There's one in Houston and one in Seattle, I've tried both
It should be possible to do it with a pair of satellite dishes
Plenty of people on Craigslist give em away, especially since DirecTV is dying
You could probably run a small business dedicated to just removing those eyesores off of people's houses
Thanks for valuable input Art. I will develop the idea a bit further, but it I like the thought of just using a long narrow conical horn instead.
Focused4door wanted a loudspeaker to direct a narrow beam of speech range sound 450 feet in one direction for a Halloween prank 5 years ago.
The DirecTV dish I removed from my roof is too small and shallow to be useful as a parabolic sound reflector.

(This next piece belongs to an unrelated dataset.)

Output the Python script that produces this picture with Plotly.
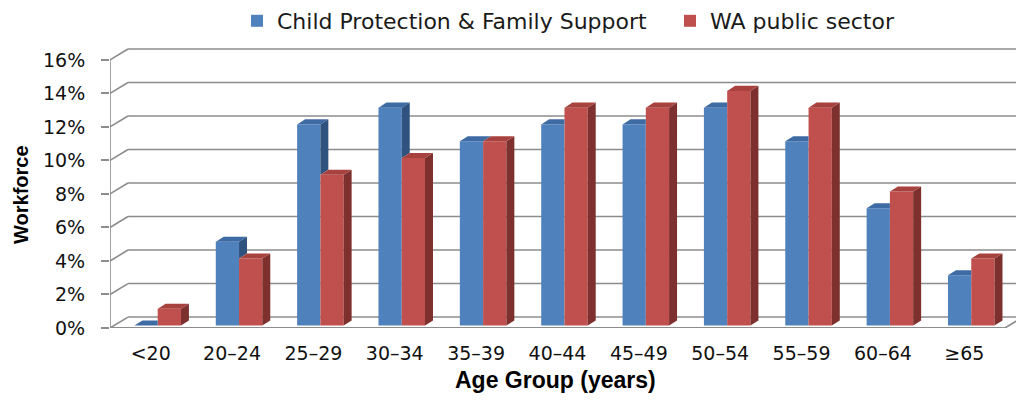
import plotly.graph_objects as go

# --- data -------------------------------------------------------------
categories = ["<20", "20\u201324", "25\u201329", "30\u201334", "35\u201339", "40\u201344",
              "45\u201349", "50\u201354", "55\u201359", "60\u201364", "\u226565"]
cpfs_share = [0, 5, 12, 13, 11, 12, 12, 13, 11, 7, 3]      # Child Protection & Family Support (%)
wa_share = [1, 4, 9, 10, 11, 13, 13, 14, 13, 8, 4]          # WA public sector (%)
y_ticks = [0, 2, 4, 6, 8, 10, 12, 14, 16]
y_tick_labels = ["0%", "2%", "4%", "6%", "8%", "10%", "12%", "14%", "16%"]

# --- pseudo-3D geometry (axis units) ----------------------------------
W = 0.286             # width of one column
OFF_B, OFF_R = -0.20, 0.086
BASE = 0.15           # columns stand slightly behind the front edge
BDX, BDY = 0.098, 0.30   # depth of a column
WDX, WDY = 0.221, 0.652  # depth of the walls
X0, X1 = -0.5, 10.5
XMAX = 10.636
YMAX = 17.067

BLUE, BLUE_TOP, BLUE_SIDE = "#4F81BD", "#3F6BA4", "#30527F"
RED, RED_TOP, RED_SIDE = "#C0504D", "#A8423F", "#7D302E"
GRID = "#8c8c8c"
FONT = "DejaVu Sans"

fig = go.Figure()

idx = list(range(len(categories)))
fig.add_trace(go.Bar(x=idx, y=cpfs_share, base=BASE, width=W, offset=OFF_B,
                     marker=dict(color=BLUE, line=dict(width=0)),
                     name="Child Protection & Family Support"))
fig.add_trace(go.Bar(x=idx, y=wa_share, base=BASE, width=W, offset=OFF_R,
                     marker=dict(color=RED, line=dict(width=0)),
                     name="WA public sector"))


def quad(xs, ys, a, b, c, d):
    for p in (a, b, c, d, a):
        xs.append(p[0]); ys.append(p[1])
    xs.append(None); ys.append(None)


faces = {k: ([], []) for k in ("bt", "bs", "rs", "rt")}
for i, (vb, vr) in enumerate(zip(cpfs_share, wa_share)):
    bl, br = i + OFF_B, i + OFF_B + W
    rl, rr = i + OFF_R, i + OFF_R + W
    tb, tr = BASE + vb, BASE + vr
    # blue top (its back-right corner hides behind a taller red column)
    if vb < vr:
        quad(*faces["bt"], (bl, tb), (bl + BDX, tb + BDY), (br, tb + BDY), (br, tb))
    else:
        quad(*faces["bt"], (bl, tb), (bl + BDX, tb + BDY), (br + BDX, tb + BDY), (br, tb))
    # blue side is only visible above the red column
    if vb > vr:
        quad(*faces["bs"], (br, tr), (br + BDX, tr + BDY), (br + BDX, tb + BDY), (br, tb))
    quad(*faces["rs"], (rr, BASE), (rr + BDX, BASE + BDY), (rr + BDX, tr + BDY), (rr, tr))
    quad(*faces["rt"], (rl, tr), (rl + BDX, tr + BDY), (rr + BDX, tr + BDY), (rr, tr))

for key, col in (("bt", BLUE_TOP), ("bs", BLUE_SIDE), ("rs", RED_SIDE), ("rt", RED_TOP)):
    xs, ys = faces[key]
    fig.add_trace(go.Scatter(x=xs, y=ys, mode="lines", fill="toself", fillcolor=col,
                             line=dict(width=0, color=col), showlegend=False,
                             hoverinfo="skip"))

# --- walls, floor and gridlines --------------------------------------
shapes = []
line = dict(color=GRID, width=1.6)
for v in y_ticks:
    shapes.append(dict(type="line", xref="x", yref="y", x0=X0, y0=v, x1=X0 + WDX, y1=v + WDY,
                       line=line, layer="below"))
    shapes.append(dict(type="line", xref="x", yref="y", x0=X0 + WDX, y0=v + WDY, x1=XMAX + 1,
                       y1=v + WDY, line=line, layer="below"))
shapes.append(dict(type="line", xref="x", yref="y", x0=X0, y0=0, x1=X1, y1=0,
                   line=dict(color=GRID, width=2), layer="below"))
shapes.append(dict(type="line", xref="x", yref="y", x0=X1, y0=0, x1=X1 + WDX, y1=WDY,
                   line=line, layer="below"))
shapes.append(dict(type="line", xref="x", yref="y", x0=X0, y0=0, x1=X0, y1=y_ticks[-1],
                   line=line, layer="below"))

fig.update_layout(
    width=1016, height=404,
    margin=dict(l=110, r=0, t=40, b=76),
    paper_bgcolor="white", plot_bgcolor="white",
    barmode="overlay",
    shapes=shapes,
    showlegend=True,
    legend=dict(orientation="h", xref="container", yref="container",
                x=237 / 1016, xanchor="left", y=1.0, yanchor="top",
                entrywidth=388, entrywidthmode="pixels",
                font=dict(family=FONT, size=22, color="#1a1a1a"),
                bgcolor="rgba(0,0,0,0)", traceorder="normal"),
    xaxis=dict(range=[X0, XMAX], tickvals=idx, ticktext=categories, ticks="",
               showgrid=False, zeroline=False, showline=False, fixedrange=True,
               tickfont=dict(family=FONT, size=19, color="#111111"),
               ticklabelstandoff=12),
    yaxis=dict(range=[0, YMAX], tickvals=y_ticks, ticktext=y_tick_labels, ticks="outside",
               ticklen=8, tickwidth=1.6, tickcolor=GRID, showgrid=False,
               zeroline=False, showline=False,
               tickfont=dict(family=FONT, size=19, color="#111111"),
               ticklabelstandoff=12),
    annotations=[
        dict(text="<b>Workforce</b>", textangle=-90, xref="paper", yref="paper",
             x=(21 - 110) / 906, y=(328 - 194) / 288, xanchor="center", yanchor="middle",
             showarrow=False, font=dict(family="Liberation Sans", size=20, color="#000")),
        dict(text="<b>Age Group (years)</b>", xref="paper", yref="paper",
             x=(555 - 110) / 906, y=(328 - 380) / 288, xanchor="center", yanchor="middle",
             showarrow=False, font=dict(family="Liberation Sans", size=23, color="#000")),
    ],
)

fig.write_html("out.html")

I just read post 65, and what you're trying to do won't work.
These things can't do high frequencies, so don't even bother with a two-way.
Just use an efficient midbass that can play high.
At 10khz, a pathlength difference of ONE CENTIMETER will screw up your highs.
There's absolutely no way you can get the pathlengths perfect (unless you put the audiences head in a vise.)
These things can't do high frequencies, so don't even bother with a two-way.
Just use an efficient midbass that can play high.
At 10khz, a pathlength difference of ONE CENTIMETER will screw up your highs.
There's absolutely no way you can get the pathlengths perfect (unless you put the audiences head in a vise.)